## INFORMATION PROVIDED

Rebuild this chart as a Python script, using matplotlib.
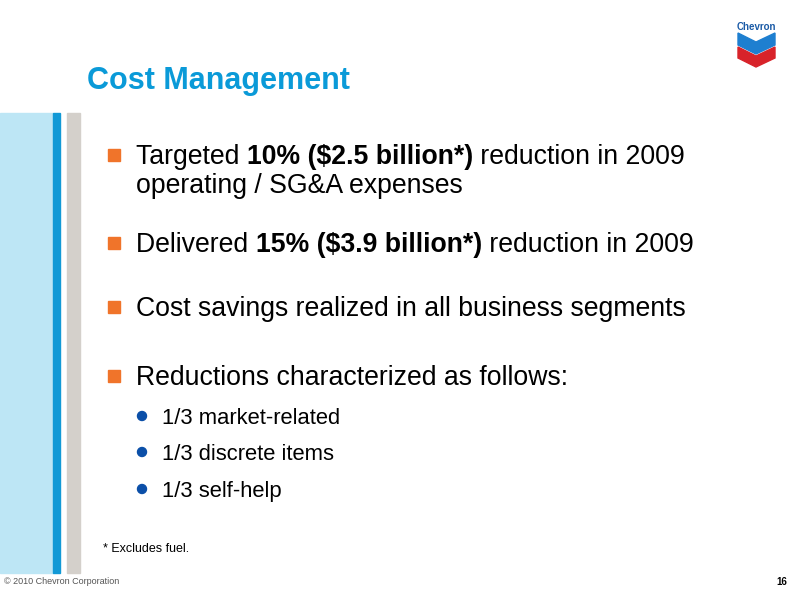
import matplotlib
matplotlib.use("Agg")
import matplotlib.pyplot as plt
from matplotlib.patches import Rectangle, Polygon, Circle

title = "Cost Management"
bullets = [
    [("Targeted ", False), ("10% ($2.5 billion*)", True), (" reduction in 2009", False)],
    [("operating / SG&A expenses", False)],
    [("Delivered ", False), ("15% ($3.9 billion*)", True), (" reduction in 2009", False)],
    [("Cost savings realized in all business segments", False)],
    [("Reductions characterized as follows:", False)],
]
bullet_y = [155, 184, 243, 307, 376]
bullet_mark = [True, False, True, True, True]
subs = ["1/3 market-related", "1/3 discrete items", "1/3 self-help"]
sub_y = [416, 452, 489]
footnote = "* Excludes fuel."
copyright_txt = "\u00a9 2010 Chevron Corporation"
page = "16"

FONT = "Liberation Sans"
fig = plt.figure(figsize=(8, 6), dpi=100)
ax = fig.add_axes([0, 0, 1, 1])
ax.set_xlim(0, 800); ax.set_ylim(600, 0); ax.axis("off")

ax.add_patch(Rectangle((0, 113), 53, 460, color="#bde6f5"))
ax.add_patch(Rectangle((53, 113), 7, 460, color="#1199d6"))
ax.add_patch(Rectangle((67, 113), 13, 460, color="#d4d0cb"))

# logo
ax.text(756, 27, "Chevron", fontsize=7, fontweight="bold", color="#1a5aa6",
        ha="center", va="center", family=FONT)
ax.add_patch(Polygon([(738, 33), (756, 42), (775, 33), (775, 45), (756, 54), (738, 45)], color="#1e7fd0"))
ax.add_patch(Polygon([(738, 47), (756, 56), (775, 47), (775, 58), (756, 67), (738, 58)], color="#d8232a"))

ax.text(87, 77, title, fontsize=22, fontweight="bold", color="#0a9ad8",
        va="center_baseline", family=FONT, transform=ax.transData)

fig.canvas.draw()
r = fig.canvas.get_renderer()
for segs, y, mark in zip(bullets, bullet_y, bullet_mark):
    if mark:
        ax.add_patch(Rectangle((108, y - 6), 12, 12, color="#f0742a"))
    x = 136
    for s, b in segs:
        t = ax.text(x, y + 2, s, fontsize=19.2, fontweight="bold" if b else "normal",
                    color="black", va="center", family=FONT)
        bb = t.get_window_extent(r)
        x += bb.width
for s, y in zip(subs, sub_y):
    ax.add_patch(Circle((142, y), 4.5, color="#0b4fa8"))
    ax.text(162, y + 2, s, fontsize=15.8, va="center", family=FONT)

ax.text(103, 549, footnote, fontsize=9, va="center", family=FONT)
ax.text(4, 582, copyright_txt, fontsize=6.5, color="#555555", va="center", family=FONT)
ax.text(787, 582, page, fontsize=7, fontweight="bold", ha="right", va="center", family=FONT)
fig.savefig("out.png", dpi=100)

## TASK TO CARRY OUT
Go from the first line of the listing to the line holding "ax.text(162, y +" and, please, transcribe those lines exactly, both included, with no pictures.

## FINISHED TASK
Rebuild this chart as a Python script, using matplotlib.
import matplotlib
matplotlib.use("Agg")
import matplotlib.pyplot as plt
from matplotlib.patches import Rectangle, Polygon, Circle

title = "Cost Management"
bullets = [
    [("Targeted ", False), ("10% ($2.5 billion*)", True), (" reduction in 2009", False)],
    [("operating / SG&A expenses", False)],
    [("Delivered ", False), ("15% ($3.9 billion*)", True), (" reduction in 2009", False)],
    [("Cost savings realized in all business segments", False)],
    [("Reductions characterized as follows:", False)],
]
bullet_y = [155, 184, 243, 307, 376]
bullet_mark = [True, False, True, True, True]
subs = ["1/3 market-related", "1/3 discrete items", "1/3 self-help"]
sub_y = [416, 452, 489]
footnote = "* Excludes fuel."
copyright_txt = "\u00a9 2010 Chevron Corporation"
page = "16"

FONT = "Liberation Sans"
fig = plt.figure(figsize=(8, 6), dpi=100)
ax = fig.add_axes([0, 0, 1, 1])
ax.set_xlim(0, 800); ax.set_ylim(600, 0); ax.axis("off")

ax.add_patch(Rectangle((0, 113), 53, 460, color="#bde6f5"))
ax.add_patch(Rectangle((53, 113), 7, 460, color="#1199d6"))
ax.add_patch(Rectangle((67, 113), 13, 460, color="#d4d0cb"))

# logo
ax.text(756, 27, "Chevron", fontsize=7, fontweight="bold", color="#1a5aa6",
        ha="center", va="center", family=FONT)
ax.add_patch(Polygon([(738, 33), (756, 42), (775, 33), (775, 45), (756, 54), (738, 45)], color="#1e7fd0"))
ax.add_patch(Polygon([(738, 47), (756, 56), (775, 47), (775, 58), (756, 67), (738, 58)], color="#d8232a"))

ax.text(87, 77, title, fontsize=22, fontweight="bold", color="#0a9ad8",
        va="center_baseline", family=FONT, transform=ax.transData)

fig.canvas.draw()
r = fig.canvas.get_renderer()
for segs, y, mark in zip(bullets, bullet_y, bullet_mark):
    if mark:
        ax.add_patch(Rectangle((108, y - 6), 12, 12, color="#f0742a"))
    x = 136
    for s, b in segs:
        t = ax.text(x, y + 2, s, fontsize=19.2, fontweight="bold" if b else "normal",
                    color="black", va="center", family=FONT)
        bb = t.get_window_extent(r)
        x += bb.width
for s, y in zip(subs, sub_y):
    ax.add_patch(Circle((142, y), 4.5, color="#0b4fa8"))
    ax.text(162, y + 2, s, fontsize=15.8, va="center", family=FONT)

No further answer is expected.